Would the 1993 Jack in the Box E. coli outbreak ever have happened?
Over the last few weeks I have been I taking industry (well, Taco Bell) and government (well, CDC, FDA and eight states) to task for the failure to give up the name of mystery “Mexican-style fast food restaurant chain, Restaurant Chain A” as Taco Bell. However, not “naming names” is not a new, or frankly useful, phenomenon. In medical journal articles and in CDC publications over the years, the use of mystery “Restaurant A” is far more common that you would suppose.
A Bit(e) of History: In 1993, I was a young, ambulance chasing attorney (much thinner and with darker hair) who had his first big case in how the CDC described in 1993 as the “Multistate Outbreak of Escherichia coli O157:H7 Infections from Hamburgers — Western United States, 1992-1993” linked to “Restaurant A” (a.k.a. Jack in the Box). Although in medical publications the name of the restaurant to this day still remains a mystery, and the CDC in presentations still keep Jack in the witness protection program, public health officials and media in Washington State let Jack out of the box in 1993.
At the beginning of the Jack in the Box case, in researching E. coli O157:H7 and hemolytic uremic syndrome (HUS) – frankly, even learning how to say them – I headed to the University of Washington Medical School Library where I stumbled upon this article:
Hemorrhagic colitis associated with a rare Escherichia coli serotype. N Engl J Med. 1983 Mar 24; 308 (12): 681-5. Riley LW, Remis RS, Helgerson SD, McGee HB, Wells JG, Davis BR, Hebert RJ, Olcott ES, Johnson LM, Hargrett NT, Blake PA, Cohen ML.

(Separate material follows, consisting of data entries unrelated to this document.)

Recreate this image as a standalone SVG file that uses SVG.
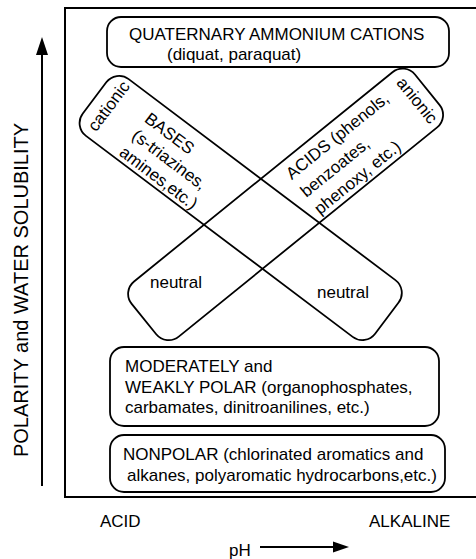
<svg xmlns="http://www.w3.org/2000/svg" width="476" height="559" viewBox="0 0 476 559">
<defs>
<style>
text{font-family:"Liberation Sans",Arial,sans-serif;font-size:17px;fill:#000}
.box{fill:none;stroke:#000;stroke-width:1.8}
.ax{fill:none;stroke:#000;stroke-width:2}
.big{font-size:20px}
</style>
</defs>
<rect width="476" height="559" fill="#fff"/>
<g id="frame">
<polyline class="ax" points="478,8 65,8 65,497 478,497"/>
</g>
<g id="connectors">
<line x1="42" y1="486" x2="42" y2="54" stroke="#000" stroke-width="2"/>
<polygon points="42,37 36,55 48,55" fill="#000"/>
<line x1="260" y1="547" x2="334" y2="547" stroke="#000" stroke-width="2"/>
<polygon points="349,547 333,541.5 333,552.5" fill="#000"/>
</g>
<g id="yaxis-label">
<text class="big" transform="translate(28,290) rotate(-90)" text-anchor="middle">POLARITY and WATER SOLUBILITY</text>
</g>
<g id="quaternary">
<rect class="box" x="107" y="17" width="342" height="50" rx="14"/>
<text x="129" y="40">QUATERNARY AMMONIUM CATIONS</text>
<text x="167" y="60">(diquat, paraquat)</text>
</g>
<g id="bases" transform="translate(240.7,208) rotate(37)">
<rect class="box" x="-183" y="-35.5" width="366" height="71" rx="16"/>
<text transform="rotate(-90)" x="2" y="-161" text-anchor="middle">cationic</text>
<text x="-130" y="-11">BASES</text>
<text x="-130" y="10">(s-triazines,</text>
<text x="-130" y="31">amines,etc.)</text>
</g>
<g id="acids" transform="translate(285.6,204.4) rotate(-39)">
<rect class="box" x="-182.25" y="-35.5" width="364.5" height="71" rx="16"/>
<text transform="rotate(90)" x="2" y="-162" text-anchor="middle">anionic</text>
<text x="20" y="-15">ACIDS (phenols,</text>
<text x="20" y="8">benzoates,</text>
<text x="20" y="30">phenoxy, etc.)</text>
</g>
<g id="neutral-labels">
<text x="150" y="288">neutral</text>
<text x="317" y="298">neutral</text>
</g>
<g id="moderately">
<rect class="box" x="110" y="347" width="329" height="79" rx="14"/>
<text x="125" y="372">MODERATELY and</text>
<text x="125" y="393">WEAKLY POLAR (organophosphates,</text>
<text x="125" y="413">carbamates, dinitroanilines, etc.)</text>
</g>
<g id="nonpolar">
<rect class="box" x="110" y="435" width="335" height="57" rx="14"/>
<text x="123" y="460">NONPOLAR (chlorinated aromatics and</text>
<text x="127" y="481">alkanes, polyaromatic hydrocarbons,etc.)</text>
</g>
<g id="xaxis-labels">
<text x="100" y="527">ACID</text>
<text x="369" y="527">ALKALINE</text>
<text x="229" y="556">pH</text>
</g>
</svg>
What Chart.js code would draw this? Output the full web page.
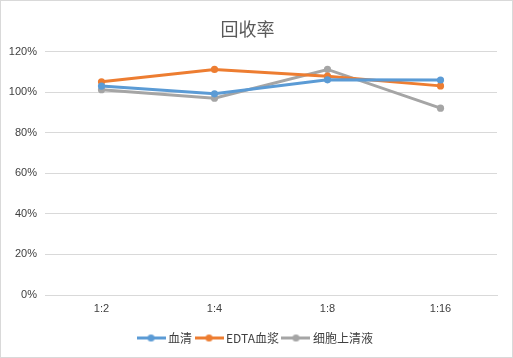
<!DOCTYPE html>
<html><head><meta charset="utf-8">
<script src="https://cdn.jsdelivr.net/npm/chart.js@4/dist/chart.umd.min.js"></script>
<style>html,body{margin:0;padding:0;background:#fff}#wrap{width:513px;height:358px;position:relative}</style>
</head><body><div id="wrap"><canvas id="c" width="513" height="358"></canvas></div>
<script>
const categories = ['1:2', '1:4', '1:8', '1:16'];
const seriesNames = ['血清', 'EDTA血浆', '细胞上清液'];
const serum = [103, 99.2, 106.1, 106];
const edtaPlasma = [105.1, 111.2, 107.9, 103.1];
const supernatant = [101.2, 97, 111.2, 92.1];
const yTicks = [0, 20, 40, 60, 80, 100, 120];
const colors = ['#5B9BD5', '#ED7D31', '#A5A5A5'];

function legendIcon(color) {
  const cv = document.createElement('canvas');
  cv.width = 29; cv.height = 9;
  const x = cv.getContext('2d');
  x.strokeStyle = color; x.lineWidth = 3;
  x.beginPath(); x.moveTo(0, 4.5); x.lineTo(29, 4.5); x.stroke();
  x.fillStyle = color; x.beginPath(); x.arc(14.5, 4.5, 3.6, 0, Math.PI * 2); x.fill();
  return cv;
}

const borderPlugin = {
  id: 'outerBorder',
  afterDraw(chart) {
    const ctx = chart.ctx;
    ctx.save();
    ctx.strokeStyle = '#d9d9d9'; ctx.lineWidth = 1;
    ctx.strokeRect(0.5, 0.5, chart.width - 1, chart.height - 1);
    ctx.restore();
  }
};

const datasets = [serum, edtaPlasma, supernatant].map((d, i) => ({
  label: seriesNames[i], data: d,
  borderColor: colors[i], backgroundColor: colors[i],
  borderWidth: 3, pointRadius: 3.6, pointHoverRadius: 3.6,
  pointBorderWidth: 0, tension: 0
}));

new Chart(document.getElementById('c'), {
  type: 'line',
  data: { labels: categories, datasets },
  plugins: [borderPlugin],
  options: {
    responsive: false, animation: false,
    layout: { padding: { left: 0, right: 0, top: 0, bottom: 4 } },
    plugins: {
      title: { display: true, text: '回收率\u3000', color: '#595959',
        font: { family: '"Noto Sans CJK SC"', size: 18, weight: 'normal' },
        padding: { top: 18, bottom: 12 } },
      legend: { position: 'bottom',
        labels: { usePointStyle: true, pointStyleWidth: 22, padding: 6, boxHeight: 9,
          color: '#404040', font: { family: '"Noto Sans CJK SC"', size: 12 },
          generateLabels(chart) {
            return chart.data.datasets.map((ds, i) => ({
              text: ds.label, pointStyle: legendIcon(colors[i]),
              fillStyle: colors[i], strokeStyle: colors[i], lineWidth: 0,
              hidden: false, datasetIndex: i, fontColor: '#404040'
            }));
          } } },
      tooltip: { enabled: false }
    },
    scales: {
      x: {
        offset: true,
        grid: { display: false, drawTicks: false, offset: true },
        border: { display: true, color: '#d9d9d9', width: 1 },
        ticks: { color: '#404040', padding: 7, font: { family: '"Liberation Sans"', size: 11 } },
        afterFit(s) { s.height = 31; }
      },
      y: {
        min: 0, max: 120,
        grid: { color: '#d9d9d9', drawTicks: false },
        border: { display: false },
        afterBuildTicks(s) { s.ticks = yTicks.map(v => ({ value: v })); },
        ticks: { color: '#404040', padding: 8, font: { family: '"Liberation Sans"', size: 11 },
          callback: v => v + '%' },
        afterFit(s) { s.width = 45; }
      },
      yRight: {
        position: 'right', min: 0, max: 120,
        grid: { display: false, drawTicks: false },
        border: { display: false },
        ticks: { display: false },
        afterFit(s) { s.width = 16; }
      }
    }
  }
});
</script></body></html>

We investigated two outbreaks of an unusual gastrointestinal illness that affected at least 47 people in Oregon and Michigan in February through March and May through June 1982. The illness was characterized by severe crampy abdominal pain, initially watery diarrhea followed by grossly bloody diarrhea, and little or no fever. It was associated with eating at restaurants belonging to the same fast-food restaurant chain in Oregon (P less than 0.005) and Michigan (P = 0.0005). This report describes a clinically distinctive gastrointestinal illness associated with E. coli O157:H7, apparently transmitted by undercooked meat.
At first I thought “the same fast-food restaurant chain” must be Jack in the Box. I mean who else would poison kids in multiple states a decade apart? However, with a bit more digging, I learned that the 1982 undercooked burgers were Ronald’s not Jack’s.
So, what about transparency? Medical journals and CDC publications become documents of record – they become history. What if 1983 Jack in the Box knew that its chief competitor poisoned a bunch of kids? Would Jack in the Box increased temperatures and cook times for its Jumbo Jack and avoided 1993?
Would they have denied my modest place in history?
If you hide the names, only those who know, know. Yes, after 20 years of doing this, I can usually crack the code, but really, how useful is it to keep information like this secret from everyone else?